──────── EXTRACTED INFORMATION

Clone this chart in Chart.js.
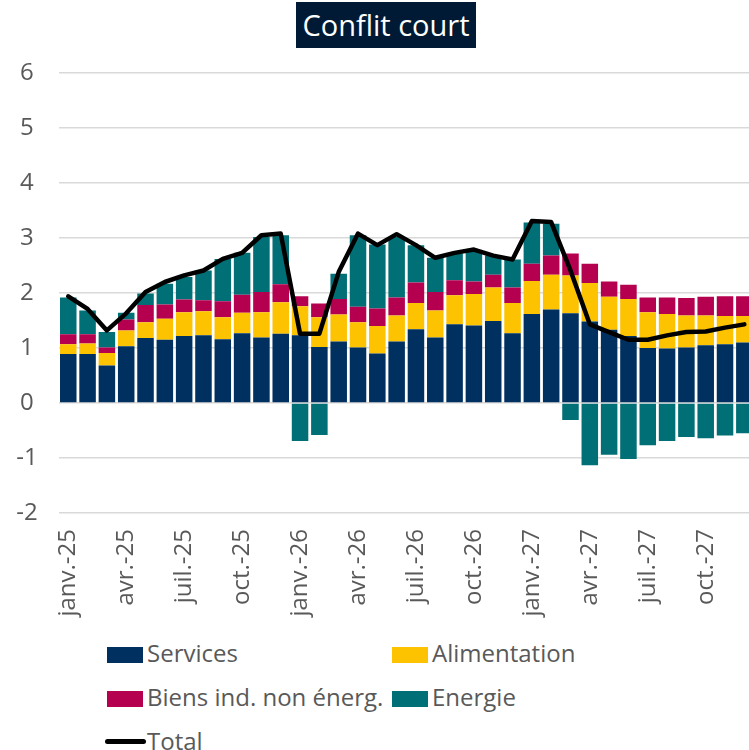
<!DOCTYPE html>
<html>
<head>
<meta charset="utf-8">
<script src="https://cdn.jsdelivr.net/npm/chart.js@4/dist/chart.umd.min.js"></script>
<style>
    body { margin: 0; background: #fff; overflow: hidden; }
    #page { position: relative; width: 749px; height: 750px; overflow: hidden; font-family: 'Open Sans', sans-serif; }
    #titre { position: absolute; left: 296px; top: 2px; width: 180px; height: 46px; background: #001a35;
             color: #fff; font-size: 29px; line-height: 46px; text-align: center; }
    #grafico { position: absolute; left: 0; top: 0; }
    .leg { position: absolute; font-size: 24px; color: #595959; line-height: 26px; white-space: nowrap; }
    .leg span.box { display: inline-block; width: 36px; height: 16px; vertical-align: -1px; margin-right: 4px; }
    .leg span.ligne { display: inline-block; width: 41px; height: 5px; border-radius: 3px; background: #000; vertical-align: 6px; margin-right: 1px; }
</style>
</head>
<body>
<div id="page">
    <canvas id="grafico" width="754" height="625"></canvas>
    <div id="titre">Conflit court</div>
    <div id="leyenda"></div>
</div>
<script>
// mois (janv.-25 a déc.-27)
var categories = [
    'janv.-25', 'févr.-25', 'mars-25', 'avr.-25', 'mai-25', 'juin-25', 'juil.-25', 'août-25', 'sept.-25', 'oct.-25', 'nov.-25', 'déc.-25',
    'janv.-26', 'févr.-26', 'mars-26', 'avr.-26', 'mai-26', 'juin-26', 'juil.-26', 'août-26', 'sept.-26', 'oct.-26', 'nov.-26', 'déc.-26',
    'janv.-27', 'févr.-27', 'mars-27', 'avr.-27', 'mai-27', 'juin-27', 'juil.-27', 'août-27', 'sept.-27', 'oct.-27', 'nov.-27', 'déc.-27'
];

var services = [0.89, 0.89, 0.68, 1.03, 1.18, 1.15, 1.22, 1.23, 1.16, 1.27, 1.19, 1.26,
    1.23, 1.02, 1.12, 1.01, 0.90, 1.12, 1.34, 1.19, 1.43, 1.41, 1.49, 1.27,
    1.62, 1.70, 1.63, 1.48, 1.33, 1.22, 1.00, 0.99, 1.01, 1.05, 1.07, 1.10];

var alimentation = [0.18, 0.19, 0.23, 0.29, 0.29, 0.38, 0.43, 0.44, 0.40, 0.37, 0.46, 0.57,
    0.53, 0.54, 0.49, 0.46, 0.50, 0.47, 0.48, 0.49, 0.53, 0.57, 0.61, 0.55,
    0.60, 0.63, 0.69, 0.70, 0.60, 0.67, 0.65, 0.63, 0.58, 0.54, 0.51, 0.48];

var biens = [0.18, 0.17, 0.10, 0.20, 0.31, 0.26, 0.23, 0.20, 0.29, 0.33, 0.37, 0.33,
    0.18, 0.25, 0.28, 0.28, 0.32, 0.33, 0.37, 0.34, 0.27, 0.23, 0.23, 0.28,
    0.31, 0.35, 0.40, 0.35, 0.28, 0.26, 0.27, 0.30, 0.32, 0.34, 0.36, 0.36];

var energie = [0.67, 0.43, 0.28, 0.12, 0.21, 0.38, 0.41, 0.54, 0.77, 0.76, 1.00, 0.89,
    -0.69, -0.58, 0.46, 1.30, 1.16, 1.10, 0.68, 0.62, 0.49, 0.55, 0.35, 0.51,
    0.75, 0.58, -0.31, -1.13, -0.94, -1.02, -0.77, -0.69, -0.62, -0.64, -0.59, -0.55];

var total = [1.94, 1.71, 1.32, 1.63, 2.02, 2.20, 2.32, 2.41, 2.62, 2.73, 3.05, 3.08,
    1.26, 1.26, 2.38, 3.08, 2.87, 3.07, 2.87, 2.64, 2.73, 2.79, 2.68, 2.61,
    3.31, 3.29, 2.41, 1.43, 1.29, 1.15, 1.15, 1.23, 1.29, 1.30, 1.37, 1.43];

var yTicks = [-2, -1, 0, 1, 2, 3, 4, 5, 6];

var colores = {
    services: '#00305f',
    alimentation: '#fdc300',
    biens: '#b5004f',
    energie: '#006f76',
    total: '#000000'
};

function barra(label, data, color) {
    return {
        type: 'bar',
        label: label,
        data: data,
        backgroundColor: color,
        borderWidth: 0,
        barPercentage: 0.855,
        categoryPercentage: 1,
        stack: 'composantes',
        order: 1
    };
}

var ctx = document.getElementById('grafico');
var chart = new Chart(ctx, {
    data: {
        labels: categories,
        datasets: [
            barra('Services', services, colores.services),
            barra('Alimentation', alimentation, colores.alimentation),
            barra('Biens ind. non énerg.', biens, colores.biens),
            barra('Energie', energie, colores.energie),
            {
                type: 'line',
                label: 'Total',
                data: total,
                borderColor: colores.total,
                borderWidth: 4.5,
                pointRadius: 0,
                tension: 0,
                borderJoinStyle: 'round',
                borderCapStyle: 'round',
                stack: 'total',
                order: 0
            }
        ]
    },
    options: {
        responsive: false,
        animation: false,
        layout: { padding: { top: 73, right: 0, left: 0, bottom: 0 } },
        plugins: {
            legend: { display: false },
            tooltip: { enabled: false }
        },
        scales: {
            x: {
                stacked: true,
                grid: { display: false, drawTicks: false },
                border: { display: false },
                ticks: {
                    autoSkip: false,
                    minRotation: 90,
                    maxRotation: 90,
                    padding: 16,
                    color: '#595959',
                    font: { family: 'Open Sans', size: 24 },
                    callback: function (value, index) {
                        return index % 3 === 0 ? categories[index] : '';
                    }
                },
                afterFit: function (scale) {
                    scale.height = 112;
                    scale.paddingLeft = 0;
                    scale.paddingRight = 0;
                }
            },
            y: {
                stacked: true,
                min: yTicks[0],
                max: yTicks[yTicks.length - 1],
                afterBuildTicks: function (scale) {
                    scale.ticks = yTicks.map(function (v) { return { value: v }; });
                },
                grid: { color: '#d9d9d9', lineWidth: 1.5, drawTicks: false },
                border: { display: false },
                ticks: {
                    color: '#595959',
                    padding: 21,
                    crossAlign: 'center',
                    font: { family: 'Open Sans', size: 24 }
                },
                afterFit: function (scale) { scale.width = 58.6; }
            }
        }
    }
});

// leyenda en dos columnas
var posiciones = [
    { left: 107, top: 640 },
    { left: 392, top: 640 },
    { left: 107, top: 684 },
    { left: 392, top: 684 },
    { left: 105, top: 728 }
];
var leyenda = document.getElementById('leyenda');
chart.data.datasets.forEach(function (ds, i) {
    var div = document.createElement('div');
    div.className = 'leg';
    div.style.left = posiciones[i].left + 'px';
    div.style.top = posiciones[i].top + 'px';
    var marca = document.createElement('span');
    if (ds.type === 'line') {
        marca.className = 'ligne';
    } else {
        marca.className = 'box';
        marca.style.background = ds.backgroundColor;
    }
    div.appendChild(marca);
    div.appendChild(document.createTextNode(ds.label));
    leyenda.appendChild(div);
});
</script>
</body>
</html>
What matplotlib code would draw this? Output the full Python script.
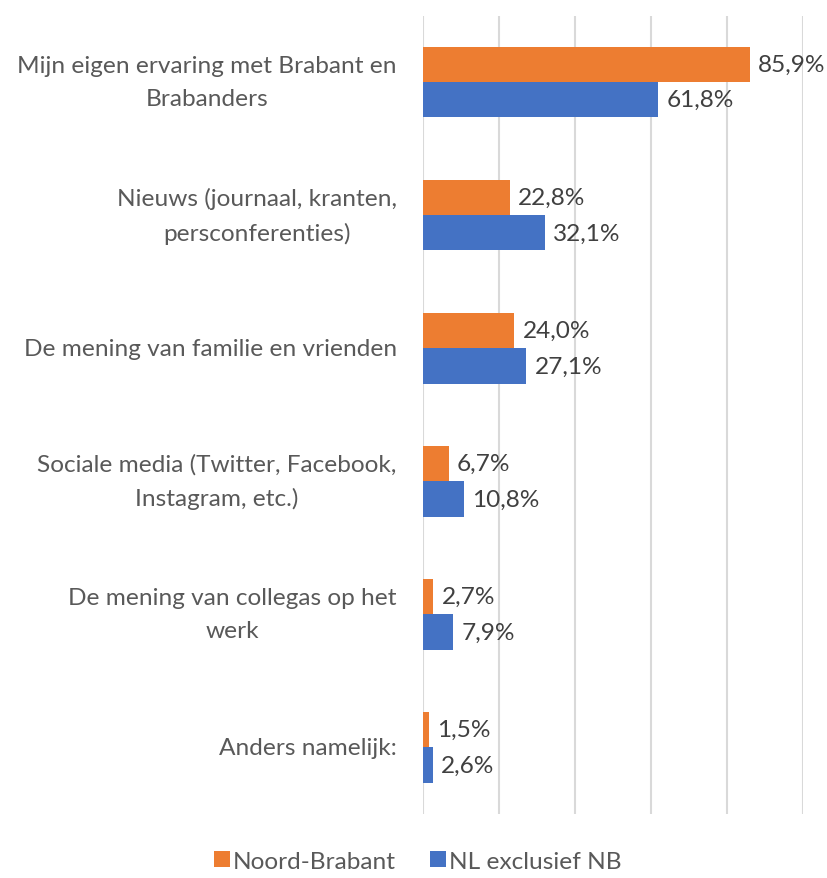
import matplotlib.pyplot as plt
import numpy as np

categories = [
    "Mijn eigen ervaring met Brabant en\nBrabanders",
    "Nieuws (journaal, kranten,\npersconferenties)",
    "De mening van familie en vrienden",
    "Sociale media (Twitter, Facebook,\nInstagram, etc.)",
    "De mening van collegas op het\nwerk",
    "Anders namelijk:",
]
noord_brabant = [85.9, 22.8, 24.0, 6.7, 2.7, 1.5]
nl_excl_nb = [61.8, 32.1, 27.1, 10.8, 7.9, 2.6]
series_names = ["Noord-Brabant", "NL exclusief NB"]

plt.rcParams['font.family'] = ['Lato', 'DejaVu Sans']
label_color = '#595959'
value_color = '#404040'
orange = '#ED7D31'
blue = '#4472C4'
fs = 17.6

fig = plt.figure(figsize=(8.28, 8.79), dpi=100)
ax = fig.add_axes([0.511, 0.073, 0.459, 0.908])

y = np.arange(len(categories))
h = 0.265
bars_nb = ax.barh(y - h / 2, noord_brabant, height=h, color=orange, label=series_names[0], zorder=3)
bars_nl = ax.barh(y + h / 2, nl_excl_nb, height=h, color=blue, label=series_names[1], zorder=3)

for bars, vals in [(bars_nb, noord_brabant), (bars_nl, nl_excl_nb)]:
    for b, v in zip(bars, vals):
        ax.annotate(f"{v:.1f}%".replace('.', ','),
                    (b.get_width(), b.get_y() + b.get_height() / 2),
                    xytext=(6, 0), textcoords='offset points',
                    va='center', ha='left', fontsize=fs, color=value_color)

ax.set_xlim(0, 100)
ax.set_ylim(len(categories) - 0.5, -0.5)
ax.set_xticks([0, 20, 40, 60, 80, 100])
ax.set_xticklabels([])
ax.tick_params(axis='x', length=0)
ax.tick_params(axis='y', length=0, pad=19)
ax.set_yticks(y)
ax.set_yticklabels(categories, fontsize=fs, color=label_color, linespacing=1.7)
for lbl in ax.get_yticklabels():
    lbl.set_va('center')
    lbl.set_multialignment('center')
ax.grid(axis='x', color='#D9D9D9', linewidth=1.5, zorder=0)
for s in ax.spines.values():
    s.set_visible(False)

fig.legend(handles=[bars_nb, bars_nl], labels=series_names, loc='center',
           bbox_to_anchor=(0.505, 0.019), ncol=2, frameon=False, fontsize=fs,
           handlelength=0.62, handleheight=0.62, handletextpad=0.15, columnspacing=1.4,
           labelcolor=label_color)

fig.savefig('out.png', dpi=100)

────────────────

| EXERCISE GOAL |
Where a line in the entries holds the word "script", copy that line.

| CORRECT RESULT |
<script src="https://cdn.jsdelivr.net/npm/chart.js@4/dist/chart.umd.min.js"></script>
<script>
</script>
What matplotlib code would draw this? Output the full Python script.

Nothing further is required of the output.